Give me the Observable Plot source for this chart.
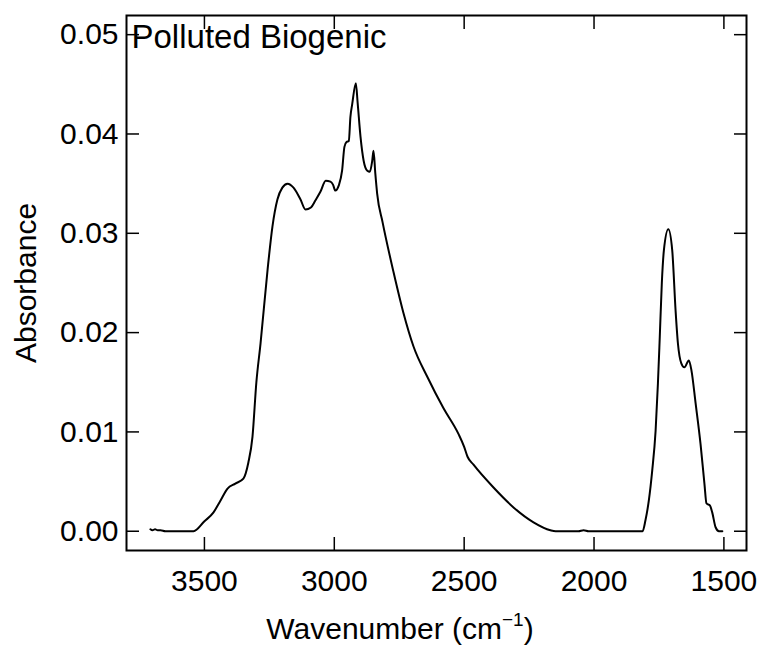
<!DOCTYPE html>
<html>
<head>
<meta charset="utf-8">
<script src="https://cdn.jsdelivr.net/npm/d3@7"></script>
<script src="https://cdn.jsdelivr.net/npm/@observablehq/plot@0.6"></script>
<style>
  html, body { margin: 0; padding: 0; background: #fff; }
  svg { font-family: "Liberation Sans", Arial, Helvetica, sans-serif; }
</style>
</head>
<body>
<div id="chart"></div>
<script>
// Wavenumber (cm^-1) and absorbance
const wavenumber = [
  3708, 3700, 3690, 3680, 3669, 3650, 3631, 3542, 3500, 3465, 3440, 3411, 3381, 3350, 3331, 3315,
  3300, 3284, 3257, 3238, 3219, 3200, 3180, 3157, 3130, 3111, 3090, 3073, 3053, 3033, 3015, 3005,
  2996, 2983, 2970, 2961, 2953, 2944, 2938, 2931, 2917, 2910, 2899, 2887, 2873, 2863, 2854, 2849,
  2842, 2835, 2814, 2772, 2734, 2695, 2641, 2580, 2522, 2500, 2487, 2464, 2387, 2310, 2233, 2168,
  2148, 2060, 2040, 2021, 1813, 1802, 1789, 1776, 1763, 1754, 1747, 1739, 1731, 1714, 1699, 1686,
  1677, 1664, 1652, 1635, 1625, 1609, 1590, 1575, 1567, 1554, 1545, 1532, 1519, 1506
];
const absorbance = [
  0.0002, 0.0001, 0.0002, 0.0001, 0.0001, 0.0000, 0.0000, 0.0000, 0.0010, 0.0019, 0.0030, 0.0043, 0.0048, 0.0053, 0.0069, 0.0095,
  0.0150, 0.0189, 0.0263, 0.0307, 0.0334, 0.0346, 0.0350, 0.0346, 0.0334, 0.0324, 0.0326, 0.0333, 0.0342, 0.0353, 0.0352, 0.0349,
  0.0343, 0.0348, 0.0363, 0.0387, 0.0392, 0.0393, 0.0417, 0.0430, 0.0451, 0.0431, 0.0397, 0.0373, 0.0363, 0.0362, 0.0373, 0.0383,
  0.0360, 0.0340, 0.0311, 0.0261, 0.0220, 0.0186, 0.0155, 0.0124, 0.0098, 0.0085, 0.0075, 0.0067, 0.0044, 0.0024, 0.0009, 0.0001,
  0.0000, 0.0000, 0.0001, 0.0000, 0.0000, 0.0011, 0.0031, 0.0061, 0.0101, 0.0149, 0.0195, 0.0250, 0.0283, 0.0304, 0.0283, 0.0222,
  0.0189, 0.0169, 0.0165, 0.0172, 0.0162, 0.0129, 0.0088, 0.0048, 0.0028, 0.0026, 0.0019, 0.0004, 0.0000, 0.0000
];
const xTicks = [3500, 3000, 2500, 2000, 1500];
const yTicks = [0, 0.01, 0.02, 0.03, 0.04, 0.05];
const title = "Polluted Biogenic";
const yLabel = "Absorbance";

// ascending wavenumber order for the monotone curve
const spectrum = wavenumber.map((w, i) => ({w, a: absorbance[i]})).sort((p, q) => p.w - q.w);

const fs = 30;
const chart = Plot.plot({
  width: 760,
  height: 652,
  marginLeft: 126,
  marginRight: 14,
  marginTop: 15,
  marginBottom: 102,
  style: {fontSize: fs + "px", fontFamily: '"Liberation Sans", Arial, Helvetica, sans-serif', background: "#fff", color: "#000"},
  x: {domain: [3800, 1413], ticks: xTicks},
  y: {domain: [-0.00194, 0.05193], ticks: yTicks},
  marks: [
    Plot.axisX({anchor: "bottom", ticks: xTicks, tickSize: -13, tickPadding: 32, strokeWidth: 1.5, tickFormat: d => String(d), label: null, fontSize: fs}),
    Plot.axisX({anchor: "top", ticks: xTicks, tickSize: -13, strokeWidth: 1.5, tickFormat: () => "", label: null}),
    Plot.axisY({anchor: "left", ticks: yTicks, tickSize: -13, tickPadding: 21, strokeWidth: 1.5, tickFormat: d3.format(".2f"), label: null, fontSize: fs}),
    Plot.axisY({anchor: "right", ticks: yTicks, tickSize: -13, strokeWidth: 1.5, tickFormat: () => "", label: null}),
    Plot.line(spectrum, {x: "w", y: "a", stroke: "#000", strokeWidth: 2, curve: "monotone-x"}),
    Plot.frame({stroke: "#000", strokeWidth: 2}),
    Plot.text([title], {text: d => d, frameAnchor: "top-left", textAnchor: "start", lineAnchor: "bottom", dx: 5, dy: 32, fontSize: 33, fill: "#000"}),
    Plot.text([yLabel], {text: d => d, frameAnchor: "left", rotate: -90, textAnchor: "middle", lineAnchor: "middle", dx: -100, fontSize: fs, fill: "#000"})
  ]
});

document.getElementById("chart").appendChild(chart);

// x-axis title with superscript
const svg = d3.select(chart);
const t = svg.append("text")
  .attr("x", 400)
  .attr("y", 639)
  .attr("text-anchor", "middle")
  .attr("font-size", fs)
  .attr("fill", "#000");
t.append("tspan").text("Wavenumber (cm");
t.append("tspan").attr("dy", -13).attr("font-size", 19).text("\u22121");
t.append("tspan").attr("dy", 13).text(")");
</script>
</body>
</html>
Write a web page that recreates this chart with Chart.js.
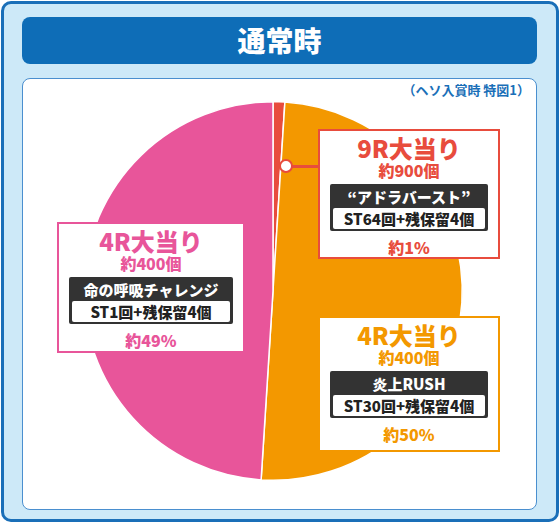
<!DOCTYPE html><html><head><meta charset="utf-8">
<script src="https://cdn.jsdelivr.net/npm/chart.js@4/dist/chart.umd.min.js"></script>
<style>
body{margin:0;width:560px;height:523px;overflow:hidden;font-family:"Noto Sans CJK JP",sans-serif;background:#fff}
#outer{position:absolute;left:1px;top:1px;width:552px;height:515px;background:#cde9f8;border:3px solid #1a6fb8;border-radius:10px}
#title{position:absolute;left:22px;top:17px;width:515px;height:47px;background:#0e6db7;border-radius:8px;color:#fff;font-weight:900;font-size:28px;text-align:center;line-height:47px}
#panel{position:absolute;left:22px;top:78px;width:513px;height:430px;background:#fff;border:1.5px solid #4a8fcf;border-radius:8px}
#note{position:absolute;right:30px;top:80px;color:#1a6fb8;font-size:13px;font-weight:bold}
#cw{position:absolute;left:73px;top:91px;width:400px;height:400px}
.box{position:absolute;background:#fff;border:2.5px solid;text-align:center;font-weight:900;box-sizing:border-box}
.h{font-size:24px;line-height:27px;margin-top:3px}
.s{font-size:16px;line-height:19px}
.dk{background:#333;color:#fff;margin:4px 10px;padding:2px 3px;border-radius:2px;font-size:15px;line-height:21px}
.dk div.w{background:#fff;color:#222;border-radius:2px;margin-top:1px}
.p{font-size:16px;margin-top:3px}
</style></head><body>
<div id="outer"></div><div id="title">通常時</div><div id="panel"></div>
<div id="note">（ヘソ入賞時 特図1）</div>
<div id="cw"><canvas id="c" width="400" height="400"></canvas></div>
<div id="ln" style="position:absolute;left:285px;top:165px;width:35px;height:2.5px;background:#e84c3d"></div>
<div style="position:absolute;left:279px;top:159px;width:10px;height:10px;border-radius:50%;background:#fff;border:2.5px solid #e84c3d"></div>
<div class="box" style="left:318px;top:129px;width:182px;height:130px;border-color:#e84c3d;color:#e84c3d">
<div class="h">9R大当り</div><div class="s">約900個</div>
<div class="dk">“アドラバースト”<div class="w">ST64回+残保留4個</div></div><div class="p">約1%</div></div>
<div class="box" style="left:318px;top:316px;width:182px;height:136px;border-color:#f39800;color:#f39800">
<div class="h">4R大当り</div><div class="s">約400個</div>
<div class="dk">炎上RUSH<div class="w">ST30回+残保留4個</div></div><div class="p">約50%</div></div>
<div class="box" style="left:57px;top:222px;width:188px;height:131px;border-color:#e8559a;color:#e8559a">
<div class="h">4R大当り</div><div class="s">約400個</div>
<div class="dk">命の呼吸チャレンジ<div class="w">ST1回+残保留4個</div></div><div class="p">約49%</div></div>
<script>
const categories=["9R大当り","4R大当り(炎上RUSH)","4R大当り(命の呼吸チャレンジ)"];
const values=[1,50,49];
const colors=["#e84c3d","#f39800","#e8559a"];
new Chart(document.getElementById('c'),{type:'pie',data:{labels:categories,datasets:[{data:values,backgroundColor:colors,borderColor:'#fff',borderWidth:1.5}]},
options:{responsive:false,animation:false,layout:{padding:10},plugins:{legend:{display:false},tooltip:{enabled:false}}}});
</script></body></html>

● ● ● ●

WHAT YOU SHOULD DO
Looking at the entries above, say how many lines contain the word "this". Only the number is wanted.

RESULT
2